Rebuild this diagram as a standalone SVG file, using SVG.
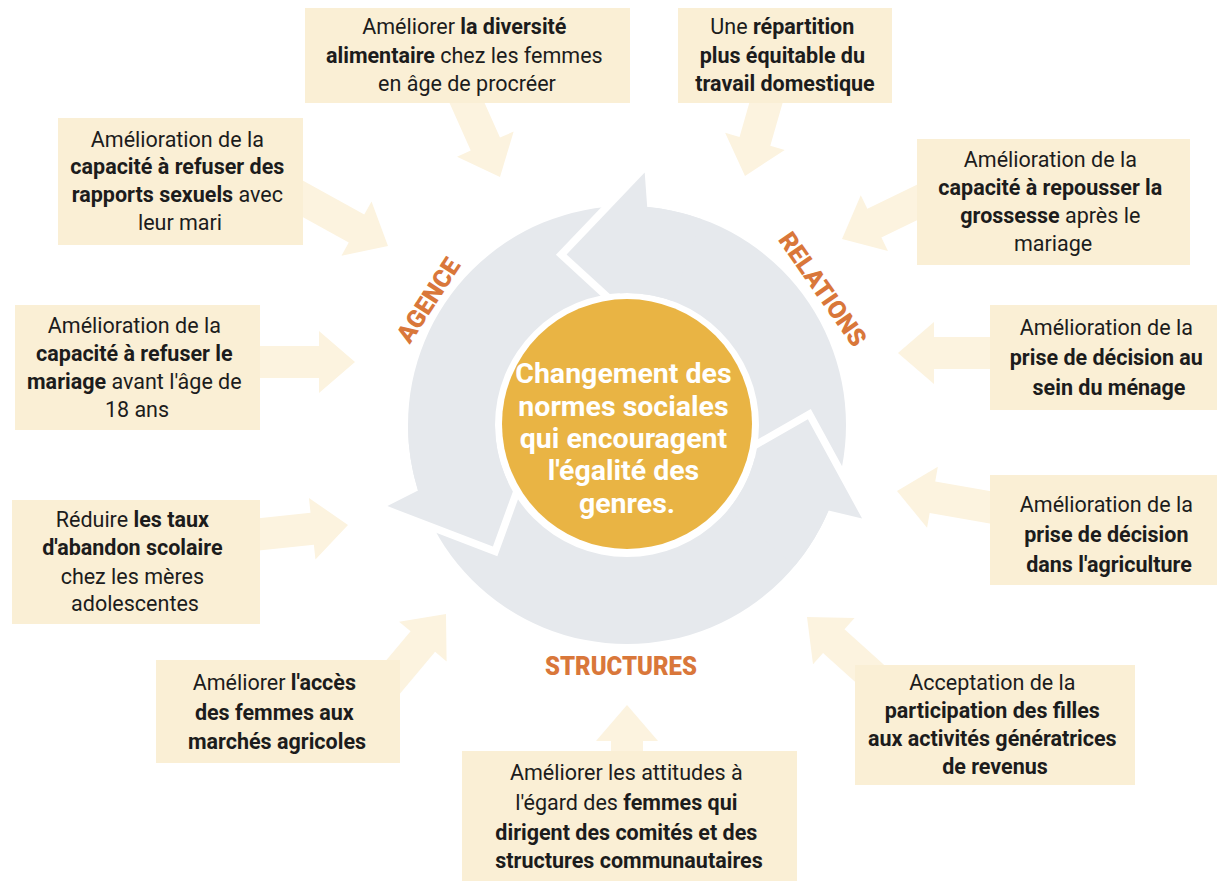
<svg xmlns="http://www.w3.org/2000/svg" xmlns:xlink="http://www.w3.org/1999/xlink" width="1217" height="881" viewBox="0 0 1217 881">
<defs>
<style>
.box{fill:#faefd5;}
.arr{fill:#fcf3df;}
.t{font-family:Roboto,"Liberation Sans",sans-serif;font-size:21.5px;fill:#1c1c1c;text-anchor:middle;}
.b{font-weight:700;}
.lbl{font-family:Roboto,"Liberation Sans",sans-serif;font-size:25px;font-weight:900;fill:#d9773a;text-anchor:middle;}
.ctr{font-family:Roboto,"Liberation Sans",sans-serif;font-size:28.5px;font-weight:700;fill:#ffffff;text-anchor:middle;}
.ring{fill:#e6e9ed;}
.gap{fill:none;stroke:#ffffff;stroke-width:15;stroke-linejoin:miter;stroke-miterlimit:10;}
</style>
<path id="arrow" d="M0 0 L-36 -31 L-36 -16 L-110 -16 L-110 16 L-36 16 L-36 31 Z"/>
</defs>
<rect width="1217" height="881" fill="#ffffff"/>

<g id="connectors" class="arr">
<use xlink:href="#arrow" transform="translate(500 177) rotate(66)"/>
<use xlink:href="#arrow" transform="translate(745 176) rotate(106)"/>
<use xlink:href="#arrow" transform="translate(388 246) rotate(29)"/>
<use xlink:href="#arrow" transform="translate(842 239) rotate(154)"/>
<use xlink:href="#arrow" transform="translate(355 362) rotate(0)"/>
<use xlink:href="#arrow" transform="translate(898 353) rotate(180)"/>
<use xlink:href="#arrow" transform="translate(348 525) rotate(-6)"/>
<use xlink:href="#arrow" transform="translate(897 491) rotate(190)"/>
<use xlink:href="#arrow" transform="translate(446 614) rotate(-50)"/>
<use xlink:href="#arrow" transform="translate(627 705) rotate(-90)"/>
<use xlink:href="#arrow" transform="translate(807 617) rotate(-138)"/>
</g>

<g id="cycle">
<path class="ring" fill-rule="evenodd" d="M408 425 A219 219 0 1 0 846 425 A219 219 0 1 0 408 425 Z M495 425 A132 132 0 1 0 759 425 A132 132 0 1 0 495 425 Z"/>
<polyline class="gap" points="644.7,172.6 566.6,254.4 618.6,302.2"/>
<path class="ring" d="M644.7 172.6 L566.6 254.4 L609.8 294.1 A132 132 0 0 1 672.1 301.0 L701.9 219.2 A219 219 0 0 0 647.2 206.9 Z"/>
<polyline class="gap" points="862.1,518.5 807.9,419.3 746.5,454.4"/>
<path class="ring" d="M862.1 518.5 L807.9 419.3 L756.9 448.4 A132 132 0 0 1 728.1 509.9 L794.8 565.8 A219 219 0 0 0 828.6 510.6 Z"/>
<polyline class="gap" points="387.4,506.1 492.9,546.6 517,480.1"/>
<path class="ring" d="M387.4 506.1 L492.9 546.6 L512.9 491.4 A132 132 0 0 1 495 425 L408 425 A219 219 0 0 0 418.0 490.5 Z"/>
<text class="lbl" transform="translate(428 300) rotate(-57)" y="9" textLength="95" lengthAdjust="spacingAndGlyphs">AGENCE</text>
<text class="lbl" transform="translate(823 289) rotate(55)" y="9" textLength="133" lengthAdjust="spacingAndGlyphs">RELATIONS</text>
<text class="lbl" x="621" y="675" textLength="152" lengthAdjust="spacingAndGlyphs">STRUCTURES</text>
</g>

<g id="center">
<circle cx="627" cy="424" r="125" fill="#e9b444"/>
<text class="ctr">
<tspan x="627" y="383">Changement des</tspan>
<tspan x="627" y="416">normes sociales</tspan>
<tspan x="627" y="448">qui encouragent</tspan>
<tspan x="627" y="480">l'égalité des</tspan>
<tspan x="627" y="513">genres.</tspan>
</text>
</g>

<g id="n-diversite">
<rect class="box" x="305" y="8" width="325" height="95"/>
<text class="t">
<tspan x="467" y="34">Améliorer <tspan class="b">la diversité</tspan></tspan>
<tspan x="467" y="63"><tspan class="b">alimentaire</tspan> chez les femmes</tspan>
<tspan x="467" y="91">en âge de procréer</tspan>
</text>
</g>

<g id="n-repartition">
<rect class="box" x="678" y="8" width="214" height="95"/>
<text class="t">
<tspan x="785" y="34">Une <tspan class="b">répartition</tspan></tspan>
<tspan x="785" y="63" class="b">plus équitable du</tspan>
<tspan x="785" y="91" class="b">travail domestique</tspan>
</text>
</g>

<g id="n-rapports">
<rect class="box" x="58" y="118" width="245" height="127"/>
<text class="t">
<tspan x="180" y="147">Amélioration de la</tspan>
<tspan x="180" y="174" class="b">capacité à refuser des</tspan>
<tspan x="180" y="202"><tspan class="b">rapports sexuels</tspan> avec</tspan>
<tspan x="180" y="230">leur mari</tspan>
</text>
</g>

<g id="n-grossesse">
<rect class="box" x="917" y="139" width="273" height="126"/>
<text class="t">
<tspan x="1053" y="167">Amélioration de la</tspan>
<tspan x="1053" y="195" class="b">capacité à repousser la</tspan>
<tspan x="1053" y="223"><tspan class="b">grossesse</tspan> après le</tspan>
<tspan x="1053" y="251">mariage</tspan>
</text>
</g>

<g id="n-mariage">
<rect class="box" x="15" y="305" width="245" height="125"/>
<text class="t">
<tspan x="137" y="333">Amélioration de la</tspan>
<tspan x="137" y="361" class="b">capacité à refuser le</tspan>
<tspan x="137" y="389"><tspan class="b">mariage</tspan> avant l'âge de</tspan>
<tspan x="137" y="417">18 ans</tspan>
</text>
</g>

<g id="n-menage">
<rect class="box" x="990" y="305" width="227" height="105"/>
<text class="t">
<tspan x="1109" y="335">Amélioration de la</tspan>
<tspan x="1109" y="365" class="b">prise de décision au</tspan>
<tspan x="1109" y="395" class="b">sein du ménage</tspan>
</text>
</g>

<g id="n-scolaire">
<rect class="box" x="12" y="500" width="248" height="124"/>
<text class="t">
<tspan x="135" y="527">Réduire <tspan class="b">les taux</tspan></tspan>
<tspan x="135" y="555" class="b">d'abandon scolaire</tspan>
<tspan x="135" y="584">chez les mères</tspan>
<tspan x="135" y="611">adolescentes</tspan>
</text>
</g>

<g id="n-agriculture">
<rect class="box" x="990" y="475" width="227" height="110"/>
<text class="t">
<tspan x="1109" y="512">Amélioration de la</tspan>
<tspan x="1109" y="542" class="b">prise de décision</tspan>
<tspan x="1109" y="572" class="b">dans l'agriculture</tspan>
</text>
</g>

<g id="n-marches">
<rect class="box" x="156" y="660" width="244" height="103"/>
<text class="t">
<tspan x="277" y="690">Améliorer <tspan class="b">l'accès</tspan></tspan>
<tspan x="277" y="720" class="b">des femmes aux</tspan>
<tspan x="277" y="749" class="b">marchés agricoles</tspan>
</text>
</g>

<g id="n-revenus">
<rect class="box" x="855" y="665" width="280" height="120"/>
<text class="t">
<tspan x="995" y="690">Acceptation de la</tspan>
<tspan x="995" y="718" class="b">participation des filles</tspan>
<tspan x="995" y="746" class="b">aux activités génératrices</tspan>
<tspan x="995" y="774" class="b">de revenus</tspan>
</text>
</g>

<g id="n-comites">
<rect class="box" x="462" y="751" width="335" height="130"/>
<text class="t">
<tspan x="629" y="780">Améliorer les attitudes à</tspan>
<tspan x="629" y="810">l'égard des <tspan class="b">femmes qui</tspan></tspan>
<tspan x="629" y="840" class="b">dirigent des comités et des</tspan>
<tspan x="629" y="868" class="b">structures communautaires</tspan>
</text>
</g>
</svg>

==================================================

Without the pictures, write out all of the material exactly.

Rebuild this diagram as a standalone SVG file, using SVG.
<svg xmlns="http://www.w3.org/2000/svg" xmlns:xlink="http://www.w3.org/1999/xlink" width="1217" height="881" viewBox="0 0 1217 881">
<defs>
<style>
.box{fill:#faefd5;}
.arr{fill:#fcf3df;}
.t{font-family:Roboto,"Liberation Sans",sans-serif;font-size:21.5px;fill:#1c1c1c;text-anchor:middle;}
.b{font-weight:700;}
.lbl{font-family:Roboto,"Liberation Sans",sans-serif;font-size:25px;font-weight:900;fill:#d9773a;text-anchor:middle;}
.ctr{font-family:Roboto,"Liberation Sans",sans-serif;font-size:28.5px;font-weight:700;fill:#ffffff;text-anchor:middle;}
.ring{fill:#e6e9ed;}
.gap{fill:none;stroke:#ffffff;stroke-width:15;stroke-linejoin:miter;stroke-miterlimit:10;}
</style>
<path id="arrow" d="M0 0 L-36 -31 L-36 -16 L-110 -16 L-110 16 L-36 16 L-36 31 Z"/>
</defs>
<rect width="1217" height="881" fill="#ffffff"/>

<g id="connectors" class="arr">
<use xlink:href="#arrow" transform="translate(500 177) rotate(66)"/>
<use xlink:href="#arrow" transform="translate(745 176) rotate(106)"/>
<use xlink:href="#arrow" transform="translate(388 246) rotate(29)"/>
<use xlink:href="#arrow" transform="translate(842 239) rotate(154)"/>
<use xlink:href="#arrow" transform="translate(355 362) rotate(0)"/>
<use xlink:href="#arrow" transform="translate(898 353) rotate(180)"/>
<use xlink:href="#arrow" transform="translate(348 525) rotate(-6)"/>
<use xlink:href="#arrow" transform="translate(897 491) rotate(190)"/>
<use xlink:href="#arrow" transform="translate(446 614) rotate(-50)"/>
<use xlink:href="#arrow" transform="translate(627 705) rotate(-90)"/>
<use xlink:href="#arrow" transform="translate(807 617) rotate(-138)"/>
</g>

<g id="cycle">
<path class="ring" fill-rule="evenodd" d="M408 425 A219 219 0 1 0 846 425 A219 219 0 1 0 408 425 Z M495 425 A132 132 0 1 0 759 425 A132 132 0 1 0 495 425 Z"/>
<polyline class="gap" points="644.7,172.6 566.6,254.4 618.6,302.2"/>
<path class="ring" d="M644.7 172.6 L566.6 254.4 L609.8 294.1 A132 132 0 0 1 672.1 301.0 L701.9 219.2 A219 219 0 0 0 647.2 206.9 Z"/>
<polyline class="gap" points="862.1,518.5 807.9,419.3 746.5,454.4"/>
<path class="ring" d="M862.1 518.5 L807.9 419.3 L756.9 448.4 A132 132 0 0 1 728.1 509.9 L794.8 565.8 A219 219 0 0 0 828.6 510.6 Z"/>
<polyline class="gap" points="387.4,506.1 492.9,546.6 517,480.1"/>
<path class="ring" d="M387.4 506.1 L492.9 546.6 L512.9 491.4 A132 132 0 0 1 495 425 L408 425 A219 219 0 0 0 418.0 490.5 Z"/>
<text class="lbl" transform="translate(428 300) rotate(-57)" y="9" textLength="95" lengthAdjust="spacingAndGlyphs">AGENCE</text>
<text class="lbl" transform="translate(823 289) rotate(55)" y="9" textLength="133" lengthAdjust="spacingAndGlyphs">RELATIONS</text>
<text class="lbl" x="621" y="675" textLength="152" lengthAdjust="spacingAndGlyphs">STRUCTURES</text>
</g>

<g id="center">
<circle cx="627" cy="424" r="125" fill="#e9b444"/>
<text class="ctr">
<tspan x="627" y="383">Changement des</tspan>
<tspan x="627" y="416">normes sociales</tspan>
<tspan x="627" y="448">qui encouragent</tspan>
<tspan x="627" y="480">l'égalité des</tspan>
<tspan x="627" y="513">genres.</tspan>
</text>
</g>

<g id="n-diversite">
<rect class="box" x="305" y="8" width="325" height="95"/>
<text class="t">
<tspan x="467" y="34">Améliorer <tspan class="b">la diversité</tspan></tspan>
<tspan x="467" y="63"><tspan class="b">alimentaire</tspan> chez les femmes</tspan>
<tspan x="467" y="91">en âge de procréer</tspan>
</text>
</g>

<g id="n-repartition">
<rect class="box" x="678" y="8" width="214" height="95"/>
<text class="t">
<tspan x="785" y="34">Une <tspan class="b">répartition</tspan></tspan>
<tspan x="785" y="63" class="b">plus équitable du</tspan>
<tspan x="785" y="91" class="b">travail domestique</tspan>
</text>
</g>

<g id="n-rapports">
<rect class="box" x="58" y="118" width="245" height="127"/>
<text class="t">
<tspan x="180" y="147">Amélioration de la</tspan>
<tspan x="180" y="174" class="b">capacité à refuser des</tspan>
<tspan x="180" y="202"><tspan class="b">rapports sexuels</tspan> avec</tspan>
<tspan x="180" y="230">leur mari</tspan>
</text>
</g>

<g id="n-grossesse">
<rect class="box" x="917" y="139" width="273" height="126"/>
<text class="t">
<tspan x="1053" y="167">Amélioration de la</tspan>
<tspan x="1053" y="195" class="b">capacité à repousser la</tspan>
<tspan x="1053" y="223"><tspan class="b">grossesse</tspan> après le</tspan>
<tspan x="1053" y="251">mariage</tspan>
</text>
</g>

<g id="n-mariage">
<rect class="box" x="15" y="305" width="245" height="125"/>
<text class="t">
<tspan x="137" y="333">Amélioration de la</tspan>
<tspan x="137" y="361" class="b">capacité à refuser le</tspan>
<tspan x="137" y="389"><tspan class="b">mariage</tspan> avant l'âge de</tspan>
<tspan x="137" y="417">18 ans</tspan>
</text>
</g>

<g id="n-menage">
<rect class="box" x="990" y="305" width="227" height="105"/>
<text class="t">
<tspan x="1109" y="335">Amélioration de la</tspan>
<tspan x="1109" y="365" class="b">prise de décision au</tspan>
<tspan x="1109" y="395" class="b">sein du ménage</tspan>
</text>
</g>

<g id="n-scolaire">
<rect class="box" x="12" y="500" width="248" height="124"/>
<text class="t">
<tspan x="135" y="527">Réduire <tspan class="b">les taux</tspan></tspan>
<tspan x="135" y="555" class="b">d'abandon scolaire</tspan>
<tspan x="135" y="584">chez les mères</tspan>
<tspan x="135" y="611">adolescentes</tspan>
</text>
</g>

<g id="n-agriculture">
<rect class="box" x="990" y="475" width="227" height="110"/>
<text class="t">
<tspan x="1109" y="512">Amélioration de la</tspan>
<tspan x="1109" y="542" class="b">prise de décision</tspan>
<tspan x="1109" y="572" class="b">dans l'agriculture</tspan>
</text>
</g>

<g id="n-marches">
<rect class="box" x="156" y="660" width="244" height="103"/>
<text class="t">
<tspan x="277" y="690">Améliorer <tspan class="b">l'accès</tspan></tspan>
<tspan x="277" y="720" class="b">des femmes aux</tspan>
<tspan x="277" y="749" class="b">marchés agricoles</tspan>
</text>
</g>

<g id="n-revenus">
<rect class="box" x="855" y="665" width="280" height="120"/>
<text class="t">
<tspan x="995" y="690">Acceptation de la</tspan>
<tspan x="995" y="718" class="b">participation des filles</tspan>
<tspan x="995" y="746" class="b">aux activités génératrices</tspan>
<tspan x="995" y="774" class="b">de revenus</tspan>
</text>
</g>

<g id="n-comites">
<rect class="box" x="462" y="751" width="335" height="130"/>
<text class="t">
<tspan x="629" y="780">Améliorer les attitudes à</tspan>
<tspan x="629" y="810">l'égard des <tspan class="b">femmes qui</tspan></tspan>
<tspan x="629" y="840" class="b">dirigent des comités et des</tspan>
<tspan x="629" y="868" class="b">structures communautaires</tspan>
</text>
</g>
</svg>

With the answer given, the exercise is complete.